Thank you. Thinking this through out loud is helpful.

Theoretically, what pressure difference would be greater than the structural integrity of your skull? If you could suck that hard, you could implode your skull. Practically, I don’t think it is possible.

Uses straw on desk You are correct. I draw water into my mouth, flexing the tongue and jaw rather than lungs. This is actually important, as I don’t wish to risk pulling water into my lungs, so I want to close off the air path to the lungs while trying to pull water into my mouth. Attempting it with my lungs open and it is actually a little scary, and a different process.

Okay then.
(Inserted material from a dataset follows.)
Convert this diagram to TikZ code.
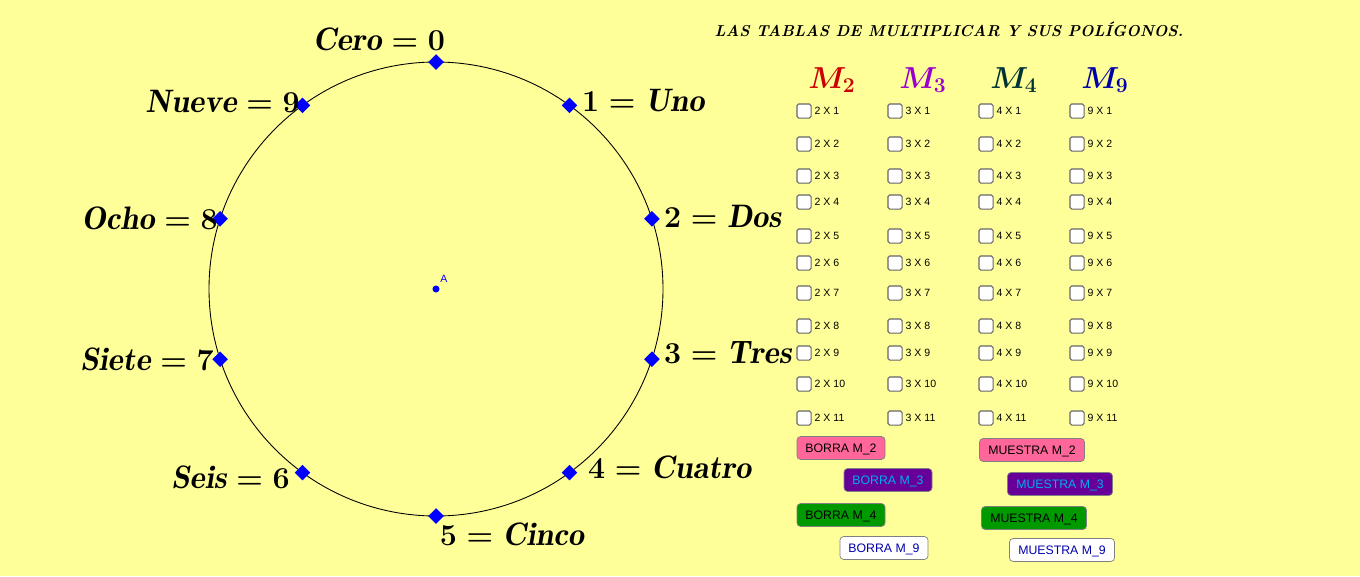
\documentclass[tikz,border=0pt]{standalone}
\usepackage{fontspec}
\usepackage{amsmath}
\newfontfamily\btnfont{Liberation Sans}
\usetikzlibrary{shapes.geometric, positioning, calc}
\definecolor{bgyellow}{RGB}{255,255,153}
\definecolor{mtwo}{RGB}{204,0,0}
\definecolor{mthree}{RGB}{153,0,204}
\definecolor{mfour}{RGB}{0,51,51}
\definecolor{mnine}{RGB}{0,0,170}
\definecolor{pinkbtn}{RGB}{255,102,153}
\definecolor{purplebtn}{RGB}{102,0,153}
\definecolor{greenbtn}{RGB}{0,153,0}
\tikzset{
  vertex/.style={diamond, fill=blue, inner sep=0pt, minimum size=9pt},
  numlabel/.style={font=\fontsize{18.5}{22}\selectfont\boldmath},
  chk/.style={draw=gray!80!black, fill=white, rounded corners=1pt, minimum size=8pt, inner sep=0pt, line width=0.6pt},
  chktext/.style={font=\btnfont\fontsize{6}{7}\selectfont, right, inner sep=1pt},
  btn/.style={draw=gray, rounded corners=2pt, minimum height=13pt, text height=5pt, text depth=0pt, font=\btnfont\fontsize{7}{8}\selectfont, inner sep=2pt}
}
\begin{document}
\begin{tikzpicture}[x=0.02cm, y=-0.02cm]
        \fill[bgyellow] (0,0) rectangle (1360,576);
        \useasboundingbox (0,0) rectangle (1360,576);

        \draw[black, line width=0.5pt] (436,289) circle (227);
        \node[circle, fill=blue, inner sep=0pt, minimum size=4pt] (a) at (436,289) {};
        \node[blue, font=\btnfont\fontsize{6}{7}\selectfont, inner sep=1pt] (alab) at (444,279) {A};

        % vertices on the circle
        \foreach \k in {0,...,9}
          \node[vertex] (p\k) at ({436+227*cos(90-36*\k)}, {289-227*sin(90-36*\k)}) {};

        % checkboxes
        \foreach \m/\cx in {2/804, 3/895, 4/986, 9/1077}
          \foreach \n/\ry in {1/111, 2/144, 3/176, 4/202, 5/236, 6/263, 7/293, 8/326, 9/353, 10/384, 11/418} {
            \node[chk] (c\m-\n) at (\cx,\ry) {};
            \node[chktext] (t\m-\n) at ($(c\m-\n.east)+(1,0)$) {\m\ X \n};
          }

        \node[numlabel, anchor=south] (l0) at (379,57) {$\mathit{Cero}=0$};
        \node[numlabel, anchor=west] (l1) at (576,101) {$1=\mathit{Uno}$};
        \node[numlabel, anchor=west] (l2) at (658,216) {$2=\mathit{Dos}$};
        \node[numlabel, anchor=west] (l3) at (658,353) {$3=\mathit{Tres}$};
        \node[numlabel, anchor=west] (l4) at (582,467) {$4=\mathit{Cuatro}$};
        \node[numlabel, anchor=north] (l5) at (512,517) {$5=\mathit{Cinco}$};
        \node[numlabel, anchor=east] (l6) at (296,477) {$\mathit{Seis}=6$};
        \node[numlabel, anchor=east] (l7) at (220,359) {$\mathit{Siete}=7$};
        \node[numlabel, anchor=east] (l8) at (224,218) {$\mathit{Ocho}=8$};
        \node[numlabel, anchor=east] (l9) at (306,101) {$\mathit{Nueve}=9$};

        % title and headers
        \node[font=\fontsize{9}{11}\selectfont\bfseries\itshape] (title) at (949,29) {LAS TABLAS DE MULTIPLICAR Y SUS POLÍGONOS.};
        \node[mtwo, numlabel] (h2) at (832,80) {$M_2$};
        \node[mthree, numlabel] (h3) at (923,80) {$M_3$};
        \node[mfour, numlabel] (h4) at (1014,80) {$M_4$};
        \node[mnine, numlabel] (h9) at (1105,80) {$M_9$};

        % buttons
        \node[btn, fill=pinkbtn, minimum width=88*0.02cm] (b2) at (841,448) {BORRA M\_2};
        \node[btn, fill=purplebtn, text=cyan, minimum width=88*0.02cm] (b3) at (888,480) {BORRA M\_3};
        \node[btn, fill=greenbtn, minimum width=88*0.02cm] (b4) at (841,515) {BORRA M\_4};
        \node[btn, fill=white, text=mnine, minimum width=88*0.02cm] (b9) at (884,548) {BORRA M\_9};
        \node[btn, fill=pinkbtn, minimum width=105*0.02cm] (s2) at (1032,450) {MUESTRA M\_2};
        \node[btn, fill=purplebtn, text=cyan, minimum width=105*0.02cm] (s3) at (1060,484) {MUESTRA M\_3};
        \node[btn, fill=greenbtn, minimum width=105*0.02cm] (s4) at (1034,518) {MUESTRA M\_4};
        \node[btn, fill=white, text=mnine, minimum width=105*0.02cm] (s9) at (1062,550) {MUESTRA M\_9};
\end{tikzpicture}
\end{document}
So presumably we’re not using our lungs to suck up a strand of spaghetti.

So, when we suck a drink, or spaghetti, are we creating a vacuum by changing the shape of our mouth somehow? You can suck for at least a few seconds and pull in quite a bit of liquid. All from suction created by changing the shape of your mouth?

Yes.

The difference is the suction cup is made of a malleable material and the suction cup design gives a force that fits the edge of the cup “perfectly” to the wall, preventing air from passing the seal, which means the force remains and increases friction so the cup doesn’t slide.

You can get the same effects with a non-suction-cup design and zero air between surface and device, but it’s more difficult to achieve while keeping friction. An example, with low friction is to take a smooth bottomed glass, place it on a smooth metal surface, like part of the kitchen sink, but wet one or both first. You now have a glass stuck to the sink, like a suction cup.

Your flat suction cup material disk won’t work because if you press the disk against the wall and then release it, the forces in the disk will work to re-flatten it, letting air in at the edges and then further and further in. In the suction cup design the cup trying to reshape itself pushes the edges against the wall, keeping it fitting to the wall. With a softer disk you’ll get a longer stick time.